Изучая историю мира, народов и отдельных человеков, едва сдерживаешься от крика «куда тебя несет! остановись пока не поздно!». Но эти крики лишь бесполезное волнение воздуха, так как от рождения ты заражен двумя болезнями: жаждой непреодолимого движения вперед и хворым, едва слышным голосом интуиции.
....................................

В сказочном мире превращения случаются от поцелуя или укуса. В реальном же, от беспощадного слова. Услыхал мало-мальское ехидство, скукожился, кожу пупырчатую нарастил, и вот ты уже неприступная караимская крепость с узкими бойницами…
Хорошо, если переборешь в себе эту болезнь и приоткроешь врата, а бывает, всё так далеко зайдет, что принцесса от поцелуя принца не проснется. Вот это уж горе так горе.

....................................
Вот, думаю, как раньше жили семейственно плотно и скученно, человек по десять под крышей. Шумно, топотно, но в закономерном для близких людей не одиночестве. Мне-то сейчас и подумать страшно, чтоб кого-то из родственников к себе подселить. Не из-за нелюбви, нет. Из великой любви.

А в детстве все было иначе. Родители, естественно, от зари до зари на работе, у врачей особый график. А дома со мной – целых три бабушки. Три очень милых феечки, прошедшие через мясорубки разного помола, но не утерявшие волшебного дара.
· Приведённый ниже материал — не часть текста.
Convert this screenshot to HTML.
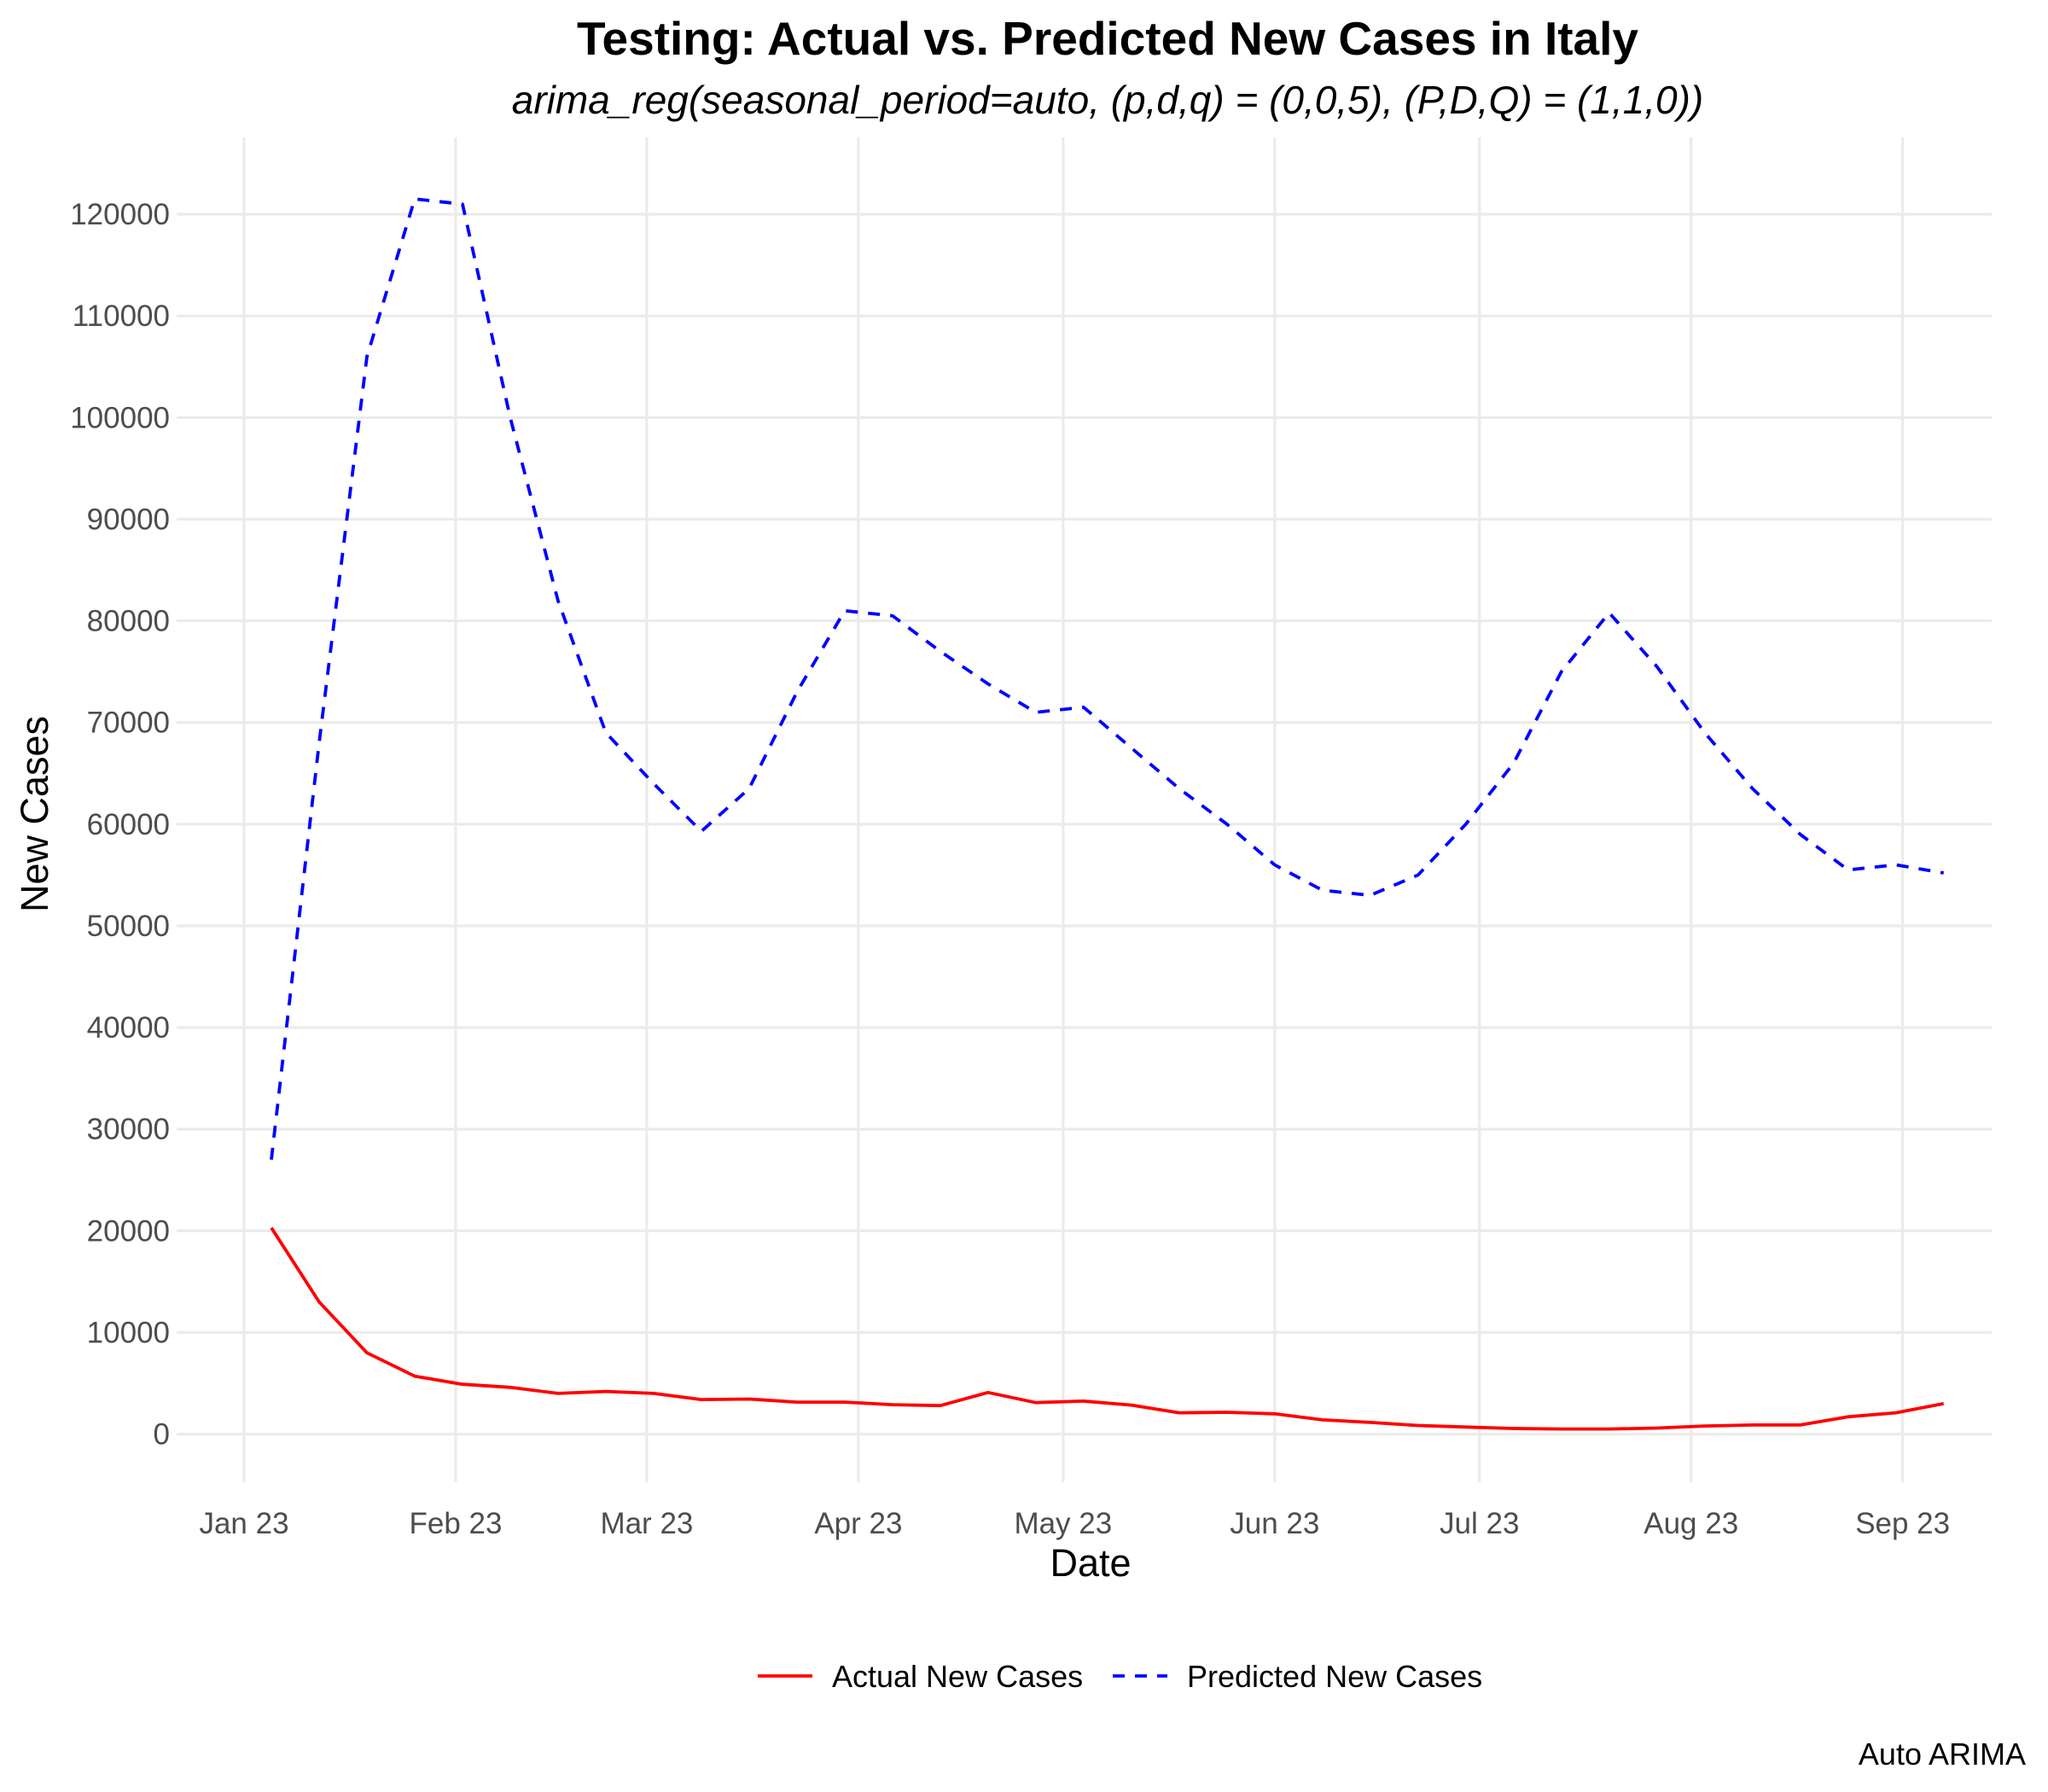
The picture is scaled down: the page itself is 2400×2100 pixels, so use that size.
<!DOCTYPE html>
<html><head><meta charset="utf-8"><style>
html,body{margin:0;padding:0;background:#fff}
svg{display:block;font-family:"Liberation Sans",sans-serif}
</style></head><body>
<svg id="chart" width="2400" height="2100" viewBox="0 0 2400 2100">
<text x="1298" y="64" text-anchor="middle" font-size="55" font-weight="bold">Testing: Actual vs. Predicted New Cases in Italy</text>
<text x="1298" y="133" text-anchor="middle" font-size="46" font-style="italic">arima_reg(seasonal_period=auto, (p,d,q) = (0,0,5), (P,D,Q) = (1,1,0))</text>
<g id="grid"></g>
<g id="yticks"></g>
<g id="xticks"></g>
<g id="series"></g>
<text x="1278" y="1847" text-anchor="middle" font-size="45">Date</text>
<text transform="translate(56,954) rotate(-90)" text-anchor="middle" font-size="45">New Cases</text>
<g>
<g>
<line x1="888" y1="1964" x2="952" y2="1964" stroke="#ff0000" stroke-width="3.8"/>
<text x="975" y="1977" font-size="36" fill="#000">Actual New Cases</text></g>
<g>
<line x1="1304" y1="1964" x2="1368" y2="1964" stroke="#0000ff" stroke-width="3.8" stroke-dasharray="14,12"/>
<text x="1391" y="1977" font-size="36" fill="#000">Predicted New Cases</text></g>
</g>
<text x="2374" y="2068" text-anchor="end" font-size="36">Auto ARIMA</text>
</svg>
<script>
const yTicks=[0,10000,20000,30000,40000,50000,60000,70000,80000,90000,100000,110000,120000];
const monthLabels=["Jan 23","Feb 23","Mar 23","Apr 23","May 23","Jun 23","Jul 23","Aug 23","Sep 23"];
const monthDays=[0,31,59,90,120,151,181,212,243];
const startDay=4;
const actual=[20300,13000,8000,5700,4900,4600,4000,4200,4000,3400,3450,3150,3150,2900,2800,4100,3100,3250,2850,2100,2150,2000,1400,1150,850,700,550,500,500,600,800,900,900,1700,2100,3000];
const predicted=[27000,68000,106000,121500,121000,100000,82000,69000,64000,59300,63500,73000,81000,80500,77000,73800,71000,71500,67500,63500,60000,56000,53500,53000,55000,60000,66000,75000,80800,75500,69000,63500,59000,55500,56000,55200];
const NS="http://www.w3.org/2000/svg";
function X(day){return 286+day*(162*1.5306/31);}
function Y(v){return 1680.6-v*(77.83*1.5306/10000);}
function mk(tag,attrs,parent){const e=document.createElementNS(NS,tag);for(const k in attrs)e.setAttribute(k,attrs[k]);parent.appendChild(e);return e;}
const grid=document.getElementById('grid'),yt=document.getElementById('yticks'),xt=document.getElementById('xticks'),ser=document.getElementById('series');
yTicks.forEach(v=>{
 const l=mk('line',{x1:207,x2:2334,y1:Y(v),y2:Y(v),stroke:'#ebebeb','stroke-width':3.2},grid);
 
 
 const t=mk('text',{x:199,y:Y(v)+12,'text-anchor':'end','font-size':35,fill:'#4d4d4d'},yt);
 t.textContent=v;
 
 
});
monthDays.forEach((d,i)=>{
 const l=mk('line',{x1:X(d),x2:X(d),y1:161,y2:1737,stroke:'#ebebeb','stroke-width':3.2},grid);
 
 
 const t=mk('text',{x:X(d),y:1797,'text-anchor':'middle','font-size':35,fill:'#4d4d4d'},xt);
 t.textContent=monthLabels[i];
 
 
});
function pts(arr){return arr.map((v,i)=>X(startDay+7*i).toFixed(1)+','+Y(v).toFixed(1)).join(' ');}
const pa=mk('polyline',{points:pts(actual),fill:'none',stroke:'#ff0000','stroke-width':3.8,'stroke-linejoin':'round'},ser);


const pp=mk('polyline',{points:pts(predicted),fill:'none',stroke:'#0000ff','stroke-width':3.8,'stroke-dasharray':'14,12','stroke-linejoin':'round'},ser);


</script>
</body></html>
Управляла домашним миром бабушка Сабина. Думаю, она могла бы вести в бой отряды берсерков после пережитых ссылок, казахстанских поселений с малыми детьми, голода, цинги, малярии и скошенного трактором уха. Она пекла печенье под названием «пупчики», круглое как куриный глаз, с торчащим посредине орешком, и гуляла по двору с палочкой из-за полиомиелита.

Бабушку Акулину, махонькую и горбатую, отслужившую няней в господских домах, папа с мамой забрали к нам, потому что так должно было быть, и никак иначе. Периодически она спасала меня от праведного гнева бабушки Сабины, варила обеды и ворчливо говорила «А у нас до революции было иначе», а еще лихо отгоняла дурные сны: «Святой Осип, переведи с плохого сна на хороший, куда ночь, туда и сон».

Третью бабушку звали Маня. Ее мама выписали из города Парижа по причине того, что она полностью ослепла, единственная дочь погибла в автокатастрофе вместе с мужем, арабским послом во Франции, и Маня осталась одна. Прибыла она к нам на папиной машине, ощупала мое лицо сухими прозрачными пальцами, как это делают слепые; опустила руки ниже, шлепнула меня по одному месту и сказала со смехом: «Худая жопка». И, конечно же, в тихом ужасе я поскакала к маме спрашивать: «Что такое "жопка"?!», и для шести лет это было просто слишком.

Дальше жили все вместе счастливо. По утрам бабушка Маня выходила из своей комнаты в прозрачном халате под названием «лапсердак», накинутом на толстый стеганный халат, с горшком в руке, пробираясь наощупь со словами «Расступитесь, генерал идет». И все расступались. И улыбались. Бабушка Акулина жарила цыплят в вине, ровно так, как ее научили в «господских домах». Бабушка Сабина за всеми наблюдала, вышивала, выбивала из детей дурь, и не расставалась с книгами.

А потом все собирались в столовой и смотрели «Войну и мир». Бабушка Маня просила описать внешность Болконского. И мама с жаром в деталях описывала, так как была тайно влюблена в Тихонова, а я сидела под столом, свернувшись в маленькую устрицу и плакала, не совсем понимая, что несет всему человечеству и лично мне - звездное небо Аустерлица, но уже тогда предчувствуя неладное.